Everyday Tales: Anatomy of a Refactoring

I’ve been extremely busy with project after project in the past few months, leaving me no time to do any research and/or play around interesting things. Even though I prefer to write about what is really interesting me at a given moment, I think that writing about some smaller/simpler problems and solutions would be better than not blogging at all. Here is the first of my Everyday Tales.

My team is delivering an integration Layer for a large corporation. This client has many different systems and it is extremely common for its clients and employees to spend the day jumping from one system to another, depending on which of the many services provided they happen to be interested on in that very moment. Classic growth-over-the-years problem.

In this integration piece we are building a web services API and a web interface for users in multiple roles. We decided to go for a rich Domain Model. This is not very common in integration projects; most people in those scenarios would just create coarser-grained data structures composed of cherry-picked data coming from multiple back-end systems. We decided for the richer domain model mainly because:

  1. Our integration Layer will not only act as a single gateway multiple systems, it will also apply business rules and manage local state.
  2. The client is a classic example of environment where the business language was derived from the systems language. More than building some piece of software, our work as consultants is to help the client to solve the impedance mismatches across different departments and domains. Domain-Driven Design is a great tools for making sure that business, developers and everyone else speak the same language. To better apply Domain-Driven Design you should have a Domain Model.

The problem with integration projects is often that no one is really sure about which of the multiple systems we talk to have which piece of information, we discover new things every day. In agile projects that means that we learn a lot during the project and, therefore, we refactor a lot so that our code always reflects our understanding of the multiple models and how they interact with each other.

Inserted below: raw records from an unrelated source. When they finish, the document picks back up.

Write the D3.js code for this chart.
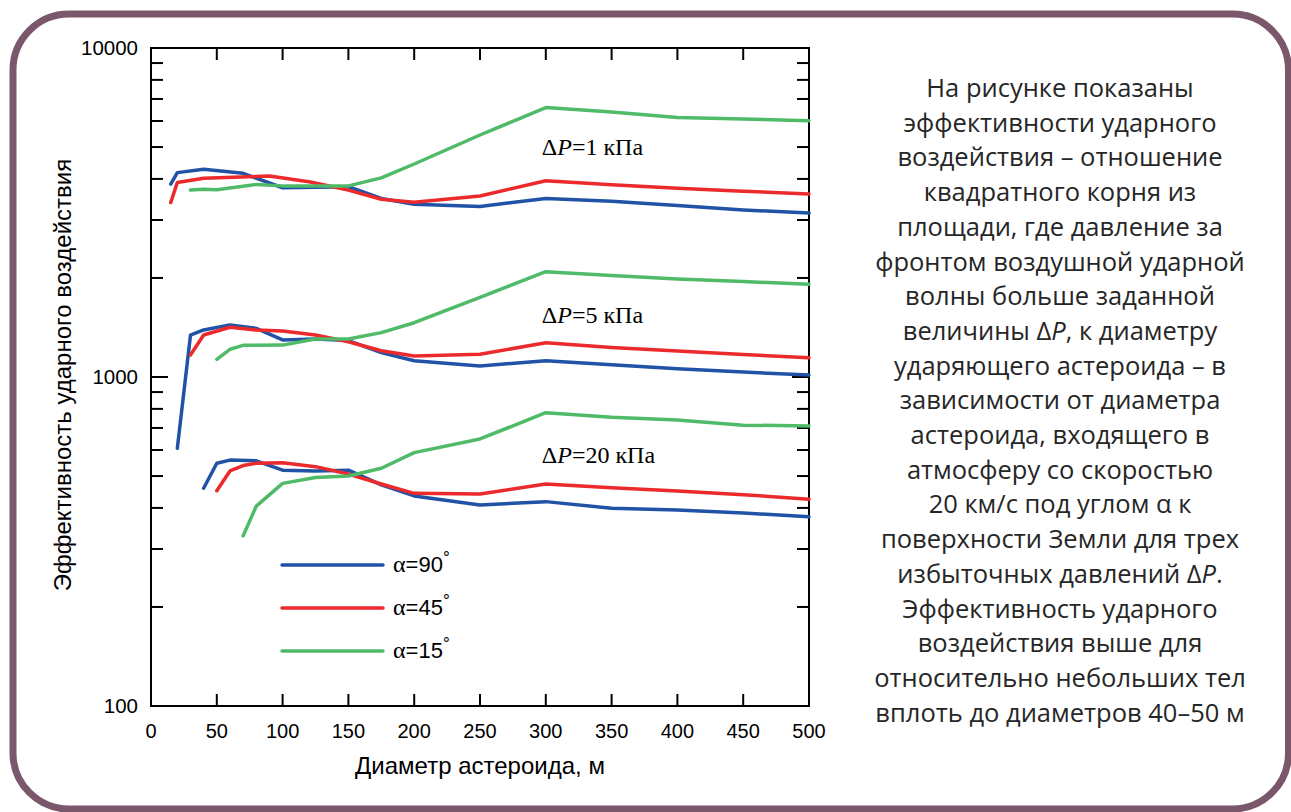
<!DOCTYPE html>
<html>
<head>
<meta charset="utf-8">
<script src="https://cdn.jsdelivr.net/npm/d3@7"></script>
<style>
  html, body { margin: 0; padding: 0; background: #ffffff; }
  svg { display: block; }
</style>
</head>
<body>
<svg id="chart" width="1291" height="812"></svg>
<script>
// Asteroid diameter (m) and impact efficiency for three overpressures and three entry angles
const diam1_90 = [15, 20, 40, 70, 100, 150, 175, 200, 250, 300, 350, 400, 450, 500];
const eff1_90  = [3860, 4180, 4280, 4160, 3760, 3790, 3490, 3350, 3300, 3490, 3420, 3320, 3220, 3150];
const diam1_45 = [15, 20, 40, 90, 120, 150, 175, 200, 250, 300, 350, 400, 450, 500];
const eff1_45  = [3390, 3900, 4020, 4080, 3920, 3700, 3470, 3400, 3550, 3950, 3840, 3750, 3670, 3600];
const diam1_15 = [30, 40, 50, 80, 100, 150, 175, 200, 250, 300, 350, 400, 450, 500];
const eff1_15  = [3700, 3720, 3710, 3850, 3810, 3810, 4030, 4440, 5440, 6590, 6390, 6150, 6080, 6010];

const diam5_90 = [20, 30, 40, 60, 80, 100, 125, 150, 175, 200, 250, 300, 350, 400, 450, 500];
const eff5_90  = [607, 1340, 1390, 1440, 1405, 1296, 1305, 1290, 1186, 1121, 1080, 1121, 1090, 1060, 1035, 1014];
const diam5_45 = [30, 40, 60, 80, 100, 125, 150, 175, 200, 250, 300, 350, 400, 450, 500];
const eff5_45  = [1167, 1342, 1416, 1390, 1380, 1342, 1280, 1202, 1158, 1172, 1271, 1230, 1200, 1170, 1145];
const diam5_15 = [50, 60, 70, 100, 125, 150, 175, 200, 250, 300, 350, 400, 450, 500];
const eff5_15  = [1132, 1214, 1248, 1250, 1305, 1305, 1364, 1462, 1747, 2089, 2035, 1986, 1950, 1913];

const diam20_90 = [40, 50, 60, 80, 100, 125, 150, 175, 200, 250, 300, 350, 400, 450, 500];
const eff20_90  = [459, 547, 559, 556, 521, 518, 521, 470, 435, 408, 418, 399, 394, 386, 376];
const diam20_45 = [50, 60, 70, 80, 100, 125, 150, 175, 200, 250, 300, 350, 400, 450, 500];
const eff20_45  = [451, 518, 538, 547, 549, 534, 507, 473, 443, 441, 473, 461, 450, 439, 425];
const diam20_15 = [70, 80, 100, 125, 150, 175, 200, 250, 300, 350, 400, 450, 500];
const eff20_15  = [329, 405, 475, 495, 500, 528, 589, 648, 779, 754, 740, 714, 710];

const angles = ["90", "45", "15"];
const angleColors = ["#2052a6", "#ec2a2c", "#4fbb69"];
const pressureLabels = ["1", "5", "20"];
const pressureLabelAt = [[300, 4730], [300, 1460], [300, 548]];

const xTicks = [0, 50, 100, 150, 200, 250, 300, 350, 400, 450, 500];
const yMajorTicks = [100, 1000, 10000];

// Caption lines; "|P|" marks an italic P
const captionLines = [
  "На рисунке показаны",
  "эффективности ударного",
  "воздействия – отношение",
  "квадратного корня из",
  "площади, где давление за",
  "фронтом воздушной ударной",
  "волны больше заданной",
  "величины Δ|P|, к диаметру",
  "ударяющего астероида – в",
  "зависимости от диаметра",
  "астероида, входящего в",
  "атмосферу со скоростью",
  "20 км/с под углом α к",
  "поверхности Земли для трех",
  "избыточных давлений Δ|P|.",
  "Эффективность ударного",
  "воздействия выше для",
  "относительно небольших тел",
  "вплоть до диаметров 40–50 м"
];

const series = [
  { d: diam1_90, v: eff1_90, a: 0 }, { d: diam1_45, v: eff1_45, a: 1 }, { d: diam1_15, v: eff1_15, a: 2 },
  { d: diam5_90, v: eff5_90, a: 0 }, { d: diam5_45, v: eff5_45, a: 1 }, { d: diam5_15, v: eff5_15, a: 2 },
  { d: diam20_90, v: eff20_90, a: 0 }, { d: diam20_45, v: eff20_45, a: 1 }, { d: diam20_15, v: eff20_15, a: 2 }
];

const svg = d3.select("#chart");

// Rounded card frame
svg.append("rect")
  .attr("x", 13).attr("y", 14)
  .attr("width", 1275.5).attr("height", 795)
  .attr("rx", 56).attr("ry", 56)
  .attr("fill", "#ffffff")
  .attr("stroke", "#7b576b")
  .attr("stroke-width", 7);

const plotLeft = 151, plotRight = 809, plotTop = 48, plotBottom = 706;
const x = d3.scaleLinear().domain([0, 500]).range([plotLeft, plotRight]);
const y = d3.scaleLog().domain([100, 10000]).range([plotBottom, plotTop]);

const axisFont = "Liberation Sans, Arial, sans-serif";

// Minor log ticks (2..9 in each decade)
const minorTicks = [];
[100, 1000].forEach(dec => { for (let k = 2; k <= 9; k++) minorTicks.push(dec * k); });

const g = svg.append("g");

// Frame ticks: inward on all sides
const tickG = g.append("g").attr("stroke", "#000").attr("stroke-width", 2);
xTicks.slice(1, -1).forEach(t => {
  tickG.append("line").attr("x1", x(t)).attr("x2", x(t)).attr("y1", plotBottom).attr("y2", plotBottom - 12);
  tickG.append("line").attr("x1", x(t)).attr("x2", x(t)).attr("y1", plotTop).attr("y2", plotTop + 12);
});
minorTicks.forEach(t => {
  tickG.append("line").attr("x1", plotLeft).attr("x2", plotLeft + 12).attr("y1", y(t)).attr("y2", y(t));
  tickG.append("line").attr("x1", plotRight).attr("x2", plotRight - 12).attr("y1", y(t)).attr("y2", y(t));
});
yMajorTicks.slice(1, -1).forEach(t => {
  tickG.append("line").attr("x1", plotLeft).attr("x2", plotLeft + 17).attr("y1", y(t)).attr("y2", y(t));
  tickG.append("line").attr("x1", plotRight).attr("x2", plotRight - 17).attr("y1", y(t)).attr("y2", y(t));
});

g.append("rect")
  .attr("x", plotLeft).attr("y", plotTop)
  .attr("width", plotRight - plotLeft).attr("height", plotBottom - plotTop)
  .attr("fill", "none").attr("stroke", "#000").attr("stroke-width", 2);

// Tick labels
g.selectAll(".xl").data(xTicks).enter().append("text")
  .attr("x", d => x(d)).attr("y", 738)
  .attr("text-anchor", "middle")
  .attr("font-family", axisFont).attr("font-size", 20)
  .text(d => d);

g.selectAll(".yl").data(yMajorTicks).enter().append("text")
  .attr("x", 138).attr("y", d => y(d) + 7)
  .attr("text-anchor", "end")
  .attr("font-family", axisFont).attr("font-size", 20.5)
  .text(d => d);

// Axis titles
g.append("text")
  .attr("x", 480).attr("y", 774)
  .attr("text-anchor", "middle")
  .attr("font-family", axisFont).attr("font-size", 24)
  .text("Диаметр астероида, м");

g.append("text")
  .attr("transform", "translate(71,375) rotate(-90)")
  .attr("text-anchor", "middle")
  .attr("font-family", axisFont).attr("font-size", 24)
  .text("Эффективность ударного воздействия");

// Curves
const line = d3.line().x(p => x(p[0])).y(p => y(p[1]));
g.append("g").selectAll("path").data(series).enter().append("path")
  .attr("d", s => line(s.d.map((dd, i) => [dd, s.v[i]])))
  .attr("fill", "none")
  .attr("stroke", s => angleColors[s.a])
  .attr("stroke-width", 3.5)
  .attr("stroke-linejoin", "round")
  .attr("stroke-linecap", "round");

// Overpressure labels
const pl = g.append("g").selectAll("text").data(pressureLabels).enter().append("text")
  .attr("x", (d, i) => x(pressureLabelAt[i][0]) - 4)
  .attr("y", (d, i) => y(pressureLabelAt[i][1]))
  .attr("font-family", "Liberation Serif, Times New Roman, serif")
  .attr("font-size", 24);
pl.append("tspan").text("Δ");
pl.append("tspan").attr("font-style", "italic").text("P");
pl.append("tspan").text(d => "=" + d + " кПа");

// Legend
const lg = g.append("g");
angles.forEach((a, i) => {
  const ly = 565 + i * 43;
  lg.append("line")
    .attr("x1", 282).attr("x2", 383).attr("y1", ly).attr("y2", ly)
    .attr("stroke", angleColors[i]).attr("stroke-width", 3.5).attr("stroke-linecap", "round");
  const t = lg.append("text").attr("x", 393).attr("y", ly + 7)
    .attr("font-family", axisFont).attr("font-size", 22);
  t.append("tspan").attr("font-family", "Liberation Serif, serif").attr("font-size", 24).text("α");
  t.append("tspan").text("=" + a);
  t.append("tspan").attr("dy", -9).attr("font-size", 17).text("°");
});

// Caption text on the right
const cap = svg.append("g").selectAll("text").data(captionLines).enter().append("text")
  .attr("x", 1060)
  .attr("y", (d, i) => 97 + i * 34.7)
  .attr("text-anchor", "middle")
  .attr("font-family", "Open Sans, sans-serif")
  .attr("font-size", 25.5)
  .attr("fill", "#262626");
cap.each(function(d) {
  const parts = d.split("|");
  const t = d3.select(this);
  parts.forEach((p, k) => {
    const sp = t.append("tspan").text(p);
    if (k % 2 === 1) sp.attr("font-style", "italic");
  });
});
</script>
</body>
</html>
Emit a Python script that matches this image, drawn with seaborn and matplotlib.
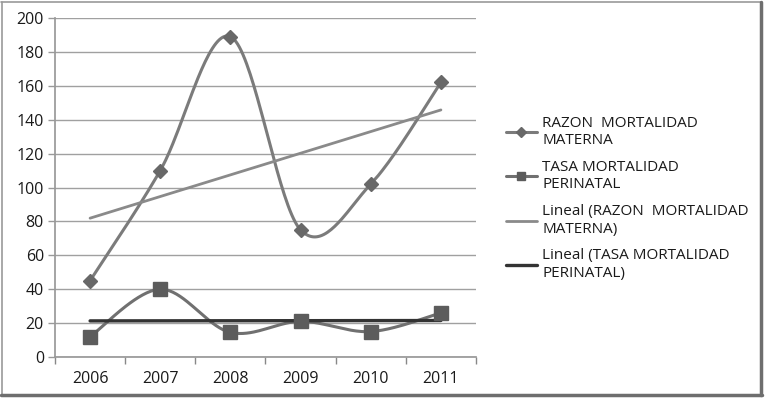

I will try to describe a sequence of refactorings we conducted over the past weeks. All changes described here were executed following baby steps while we were working on user stories. I will try to get as close as I can to the real world without breaking NDAs and letting irrelevant details spoil the core message.

Let’s say that instead of integrating multiple business systems we were integrating multiple social networks. A requirement for our system is that we should be able to see a single User object in our Layer but the data for this object should come from multiple sources.

We first started as something like this:

001.JPG

That worked fine for a while, we managed to get many stories done using this structure, but there was something funny about this model. For starters, we had the Domain Model depending on the infrastructure, what always rings a bell for me. We also had the PasswordSynchronisationService (something that makes sure you have the same password in all social networks) was depending on the UserRepository. This relationship caused the repository to have funny methods like getAllSocialNetworks() and getSocialNetworksForUser(User).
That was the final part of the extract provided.